Elon Musk Pledges $100 Million for a New XPrize Carbon Capture Contest
Tesla and SpaceX founder Elon Musk has announced that he will donate $100 million in prizes for the XPrize competition, where scientists will present their technologies for capturing and storing carbon dioxide from the Earth's atmosphere.
Elon Musk announced his intention to donate $100 million to the developer of the best carbon capture technology at the end of last month, but now the competition details have become known.
After Musk became the richest person in the world, he asked his millions of Twitter followers for “ways to donate money that really make a difference,” so the $100 million is coming from Musk's own foundation.
The XPrize competition will last for four years and will end in 2025 on Earth Day. It will be worldwide – that is, scientists from around the world will be able to participate. However, the full list of terms and conditions will be announced on April 22.
Musk noted that the competition will not be theoretical. The organizers want participants to create real systems that can make a measurable impact on the environment.
Winners will have to “demonstrate a solution that can pull carbon dioxide directly from the atmosphere or oceans and lock it away permanently in an environmentally benign way,” according to Elon Musk's XPrize foundation.

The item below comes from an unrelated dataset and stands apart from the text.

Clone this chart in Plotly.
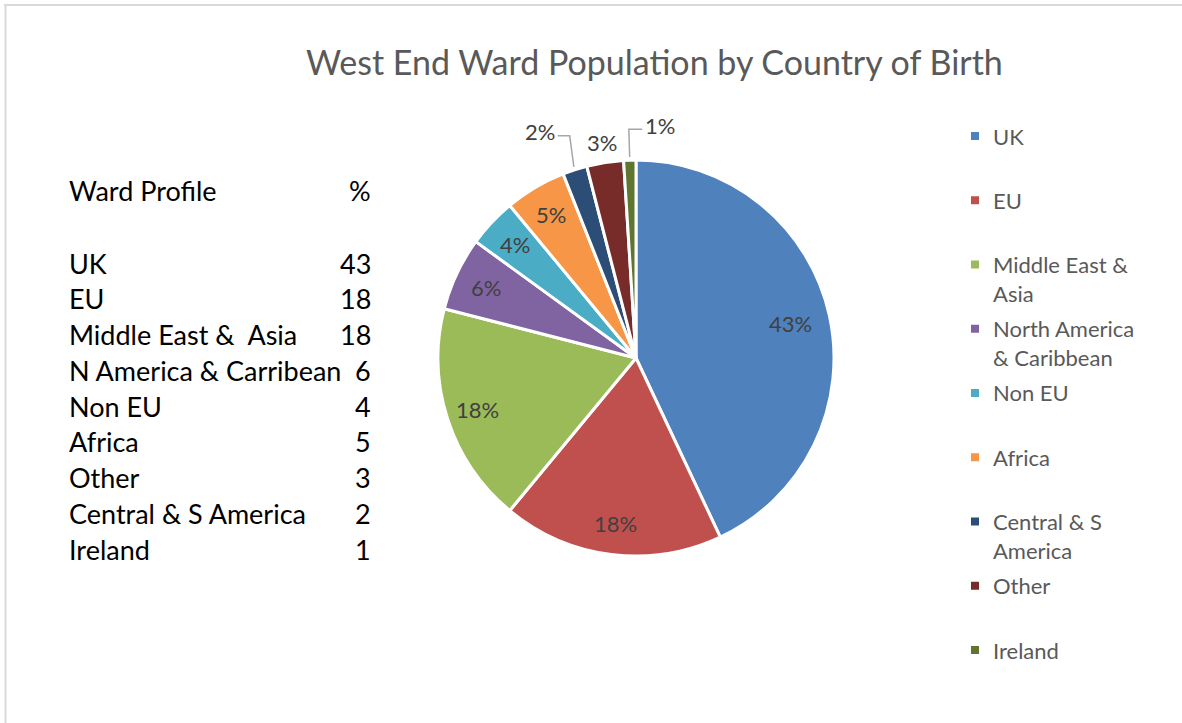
import math
import plotly.graph_objects as go

# ---- data ----
categories = ["UK", "EU", "Middle East & Asia", "North America & Caribbean",
              "Non EU", "Africa", "Central & S America", "Other", "Ireland"]
shares = [43, 18, 18, 6, 4, 5, 2, 3, 1]
legend_labels = ["UK", "EU", "Middle East &\nAsia", "North America\n& Caribbean",
                 "Non EU", "Africa", "Central & S\nAmerica", "Other", "Ireland"]
colors = ["#4F81BD", "#C0504D", "#9BBB59", "#8064A2", "#4BACC6",
          "#F79646", "#2C4D75", "#772C2A", "#5F7530"]

table_header = ["Ward Profile", "%"]
table_names = ["UK", "EU", "Middle East &  Asia", "N America & Carribean",
               "Non EU", "Africa", "Other", "Central & S America", "Ireland"]
table_values = [43, 18, 18, 6, 4, 5, 3, 2, 1]

title_text = "West End Ward Population by Country of Birth"

# ---- layout helpers (pixel -> paper, margins are zero) ----
W, H = 1182, 723
FONT = "Lato"


def fx(x):
    return x / W


def fy(y):
    return 1 - y / H


CX, CY, R = 636, 358, 198          # pie centre and radius in pixels
outside = {6: (-29, -19), 7: (0, 0), 8: (31, -15)}   # label nudges for thin slices

fig = go.Figure()
fig.add_trace(go.Pie(
    labels=categories,
    values=shares,
    sort=False,
    direction="clockwise",
    rotation=0,
    marker=dict(colors=colors, line=dict(color="white", width=3)),
    textinfo="none",
    showlegend=False,
    hovertemplate="%{label}: %{value}%<extra></extra>",
    domain=dict(x=[fx(CX - R), fx(CX + R)], y=[fy(CY + R), fy(CY - R)]),
))

annotations = []
shapes = []
total = sum(shares)
cum = 0
for i, v in enumerate(shares):
    frac = v / total
    mid = (cum + v / 2) / total * 2 * math.pi
    cum += v
    sx, sy = math.sin(mid), -math.cos(mid)
    if i in outside:
        ox, oy = outside[i]
        lx, ly = CX + sx * R * 1.1 + ox, CY + sy * R * 1.1 + oy
        if ox != 0:
            # elbow leader line from the label to the slice edge
            ex, ey = CX + sx * (R + 3), CY + sy * (R + 3)
            t = (ly + 4 - ey) / sy
            bx = ex + sx * t
            if ox < 0:
                bx = max(bx, lx + 30)
            startx = lx + (18 if ox < 0 else -18)
            shapes.append(dict(
                type="path", xref="paper", yref="paper",
                path=f"M {fx(startx)} {fy(ly + 4)} L {fx(bx)} {fy(ly + 4)} L {fx(ex)} {fy(ey)}",
                line=dict(color="#A6A6A6", width=1.5)))
    else:
        rr = 0.80 if frac > 0.3 else 0.84
        lx, ly = CX + sx * R * rr, CY + sy * R * rr
    annotations.append(dict(
        x=fx(lx), y=fy(ly), xref="paper", yref="paper", showarrow=False,
        text=f"{v}%", font=dict(family=FONT, size=22, color="#404040"),
        xanchor="center", yanchor="middle"))

# legend: square swatch + wrapped label per slice
LEG_X, LEG_Y0, LEG_STEP, LEG_LINE = 975, 136, 64.25, 28.5
for i, (lab, col) in enumerate(zip(legend_labels, colors)):
    y0 = LEG_Y0 + i * LEG_STEP
    shapes.append(dict(type="rect", xref="paper", yref="paper",
                       x0=fx(LEG_X - 4), x1=fx(LEG_X + 4), y0=fy(y0 + 4), y1=fy(y0 - 4),
                       fillcolor=col, line=dict(width=0)))
    for j, line in enumerate(lab.split("\n")):
        annotations.append(dict(
            x=fx(991), y=fy(y0 + j * LEG_LINE), xref="paper", yref="paper",
            showarrow=False, text=line, xanchor="left", yanchor="middle",
            font=dict(family=FONT, size=22, color="#595959")))

# side table
TAB_X0, TAB_X1 = 67, 373
TAB_FONT = dict(family=FONT, size=27, color="black")
annotations.append(dict(x=fx(TAB_X0), y=fy(191), xref="paper", yref="paper", showarrow=False,
                        text=table_header[0], xanchor="left", yanchor="middle", font=TAB_FONT))
annotations.append(dict(x=fx(TAB_X1), y=fy(191), xref="paper", yref="paper", showarrow=False,
                        text=table_header[1], xanchor="right", yanchor="middle", font=TAB_FONT))
for i, (name, val) in enumerate(zip(table_names, table_values)):
    y = 263 + i * 35.75
    annotations.append(dict(x=fx(TAB_X0), y=fy(y), xref="paper", yref="paper", showarrow=False,
                            text=name, xanchor="left", yanchor="middle", font=TAB_FONT))
    annotations.append(dict(x=fx(TAB_X1), y=fy(y), xref="paper", yref="paper", showarrow=False,
                            text=str(val), xanchor="right", yanchor="middle", font=TAB_FONT))

# title
annotations.append(dict(x=fx(654), y=fy(61), xref="paper", yref="paper", showarrow=False,
                        text=title_text, xanchor="center", yanchor="middle",
                        font=dict(family=FONT, size=34, color="#595959")))

# chart frame (top and left edges)
shapes.append(dict(type="line", xref="paper", yref="paper", x0=fx(4), x1=1, y0=fy(5), y1=fy(5),
                   line=dict(color="#D9D9D9", width=2)))
shapes.append(dict(type="line", xref="paper", yref="paper", x0=fx(5.5), x1=fx(5.5), y0=fy(4), y1=0,
                   line=dict(color="#D9D9D9", width=2)))

fig.update_layout(
    width=W, height=H,
    margin=dict(l=0, r=0, t=0, b=0),
    paper_bgcolor="white", plot_bgcolor="white",
    annotations=annotations, shapes=shapes,
    showlegend=False,
)

fig.write_html("out.html")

The technology to be developed by the contestants will need to be able to remove one ton of carbon dioxide from the atmosphere per day, be viable in a scalable, proven model at the time of presentation, and be able to increase its efficiency “to gigaton levels.”
Developers of the best carbon capture technologies will receive significant monetary rewards: the winner will receive $50 million, second place will get $20 million, and third place will receive $10 million. In addition, the top 15 teams will receive a million dollars each, and 25 scholarships of $200,000 will be distributed among the student teams.

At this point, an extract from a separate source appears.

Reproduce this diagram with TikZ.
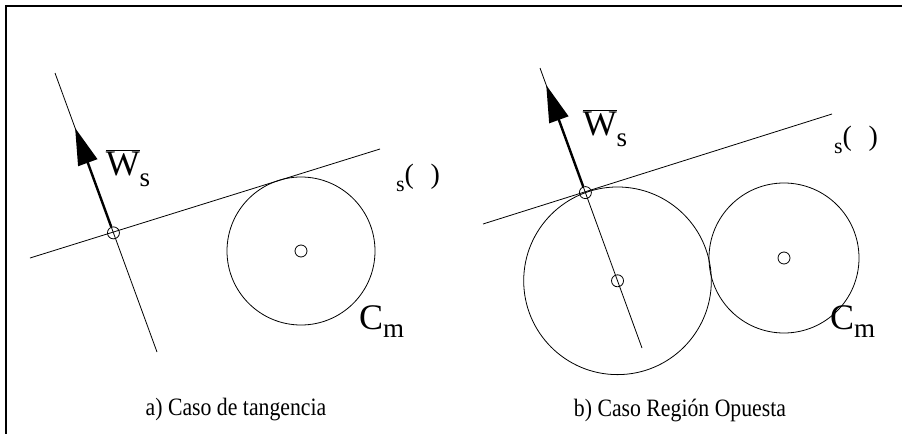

XPrize organizers thus want to repeat the success of the 2004 Ansari XPrize competition, in which participants were invited to launch a reusable crewed spacecraft into space twice within two weeks. That space competition drew the attention of private companies to space exploration.

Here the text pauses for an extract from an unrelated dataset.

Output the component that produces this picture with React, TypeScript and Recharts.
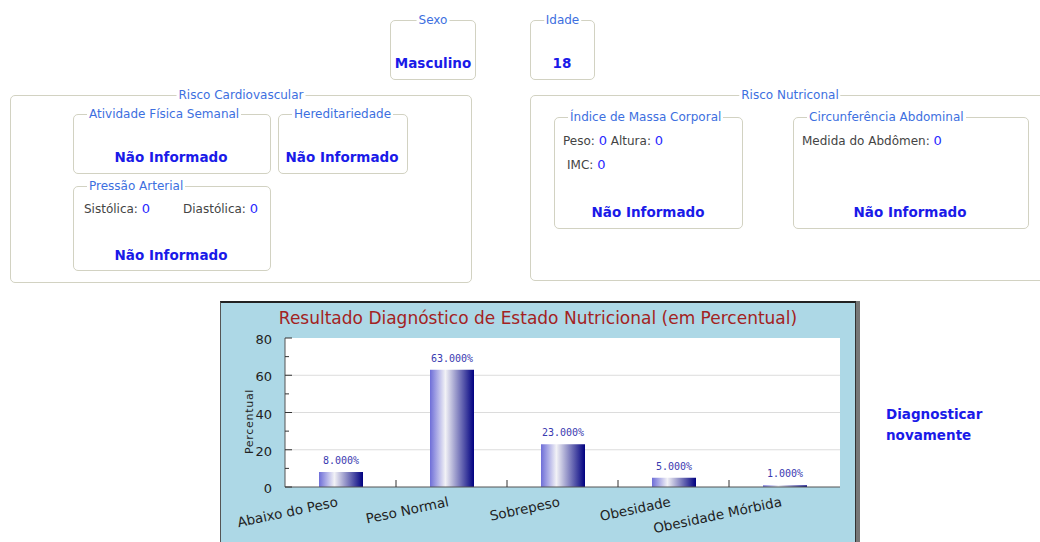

Carbon capture technology is getting popular nowadays since only reducing carbon emissions alone won't help combat global warming. According to scientists, to prevent further warming after reducing emissions, at least 35.5 billion tons of carbon dioxide must be removed from the atmosphere annually. This is roughly the total amount of carbon dioxide that the global industry emitted into the atmosphere in 2018.
In total, 21 projects in the world use carbon capture and storage technology, another 22 projects are under development.